-- START OF Data extract --

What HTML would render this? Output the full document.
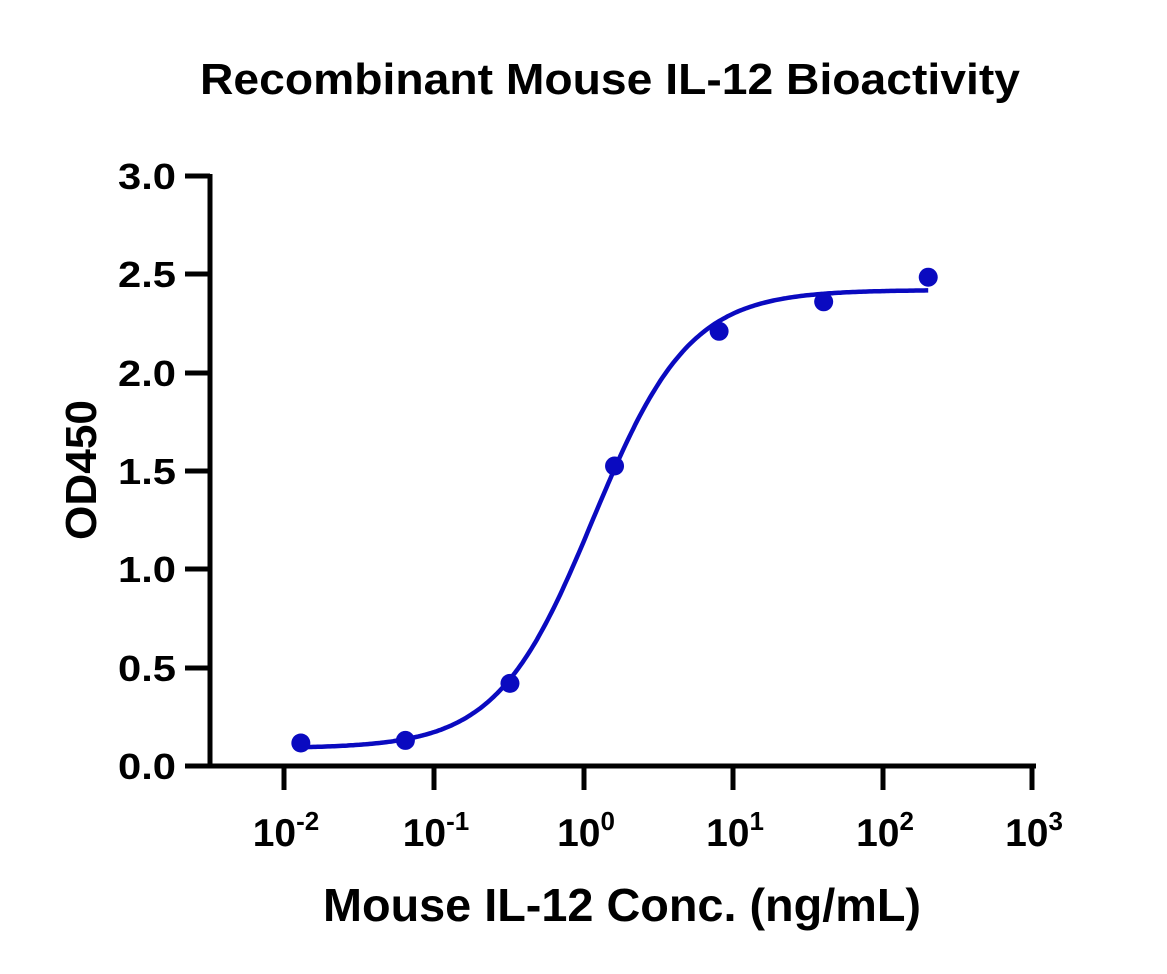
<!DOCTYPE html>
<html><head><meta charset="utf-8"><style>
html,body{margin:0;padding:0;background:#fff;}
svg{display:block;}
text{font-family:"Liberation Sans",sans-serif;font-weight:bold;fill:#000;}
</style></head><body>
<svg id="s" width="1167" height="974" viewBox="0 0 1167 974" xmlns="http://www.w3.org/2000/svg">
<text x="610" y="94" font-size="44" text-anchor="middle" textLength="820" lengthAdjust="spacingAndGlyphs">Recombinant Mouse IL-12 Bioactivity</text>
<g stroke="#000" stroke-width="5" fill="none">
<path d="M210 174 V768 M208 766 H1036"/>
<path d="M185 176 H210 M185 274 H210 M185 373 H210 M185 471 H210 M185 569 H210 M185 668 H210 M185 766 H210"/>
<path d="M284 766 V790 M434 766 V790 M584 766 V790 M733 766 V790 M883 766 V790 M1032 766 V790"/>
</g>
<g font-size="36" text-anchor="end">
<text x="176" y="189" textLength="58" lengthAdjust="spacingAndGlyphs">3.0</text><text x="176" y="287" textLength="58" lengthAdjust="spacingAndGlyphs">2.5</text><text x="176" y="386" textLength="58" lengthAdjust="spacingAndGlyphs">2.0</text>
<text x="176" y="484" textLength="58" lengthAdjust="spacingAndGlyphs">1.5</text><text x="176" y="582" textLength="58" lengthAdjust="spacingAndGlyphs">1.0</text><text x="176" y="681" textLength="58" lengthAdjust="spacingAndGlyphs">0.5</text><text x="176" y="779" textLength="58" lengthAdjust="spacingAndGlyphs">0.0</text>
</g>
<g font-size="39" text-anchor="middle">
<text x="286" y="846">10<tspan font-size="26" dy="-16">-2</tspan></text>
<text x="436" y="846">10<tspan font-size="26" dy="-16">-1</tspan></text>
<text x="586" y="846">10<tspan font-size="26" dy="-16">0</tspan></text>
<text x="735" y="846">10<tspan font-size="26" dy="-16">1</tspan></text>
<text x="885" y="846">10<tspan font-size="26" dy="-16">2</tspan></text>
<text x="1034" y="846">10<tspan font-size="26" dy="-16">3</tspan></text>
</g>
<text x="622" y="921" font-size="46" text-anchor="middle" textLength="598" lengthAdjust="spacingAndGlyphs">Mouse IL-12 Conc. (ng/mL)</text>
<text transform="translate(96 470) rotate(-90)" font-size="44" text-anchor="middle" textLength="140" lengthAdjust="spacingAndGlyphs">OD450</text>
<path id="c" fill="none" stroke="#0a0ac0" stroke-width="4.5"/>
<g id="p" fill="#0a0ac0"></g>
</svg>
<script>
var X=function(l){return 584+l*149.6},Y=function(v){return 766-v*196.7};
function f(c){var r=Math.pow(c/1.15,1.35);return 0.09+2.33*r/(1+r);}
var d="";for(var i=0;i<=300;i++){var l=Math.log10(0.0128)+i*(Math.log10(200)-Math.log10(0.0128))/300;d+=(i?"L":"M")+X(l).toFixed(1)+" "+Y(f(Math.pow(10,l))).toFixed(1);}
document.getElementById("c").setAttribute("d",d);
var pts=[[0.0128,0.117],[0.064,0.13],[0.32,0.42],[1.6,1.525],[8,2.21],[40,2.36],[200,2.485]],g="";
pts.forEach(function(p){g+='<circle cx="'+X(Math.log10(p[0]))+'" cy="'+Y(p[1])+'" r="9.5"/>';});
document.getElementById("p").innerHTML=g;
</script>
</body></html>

-- END OF Data extract --

*What the task requires*:
Examine the data above and state how many of its lines contain the word "document", with no further remarks.

*Completed task*:
3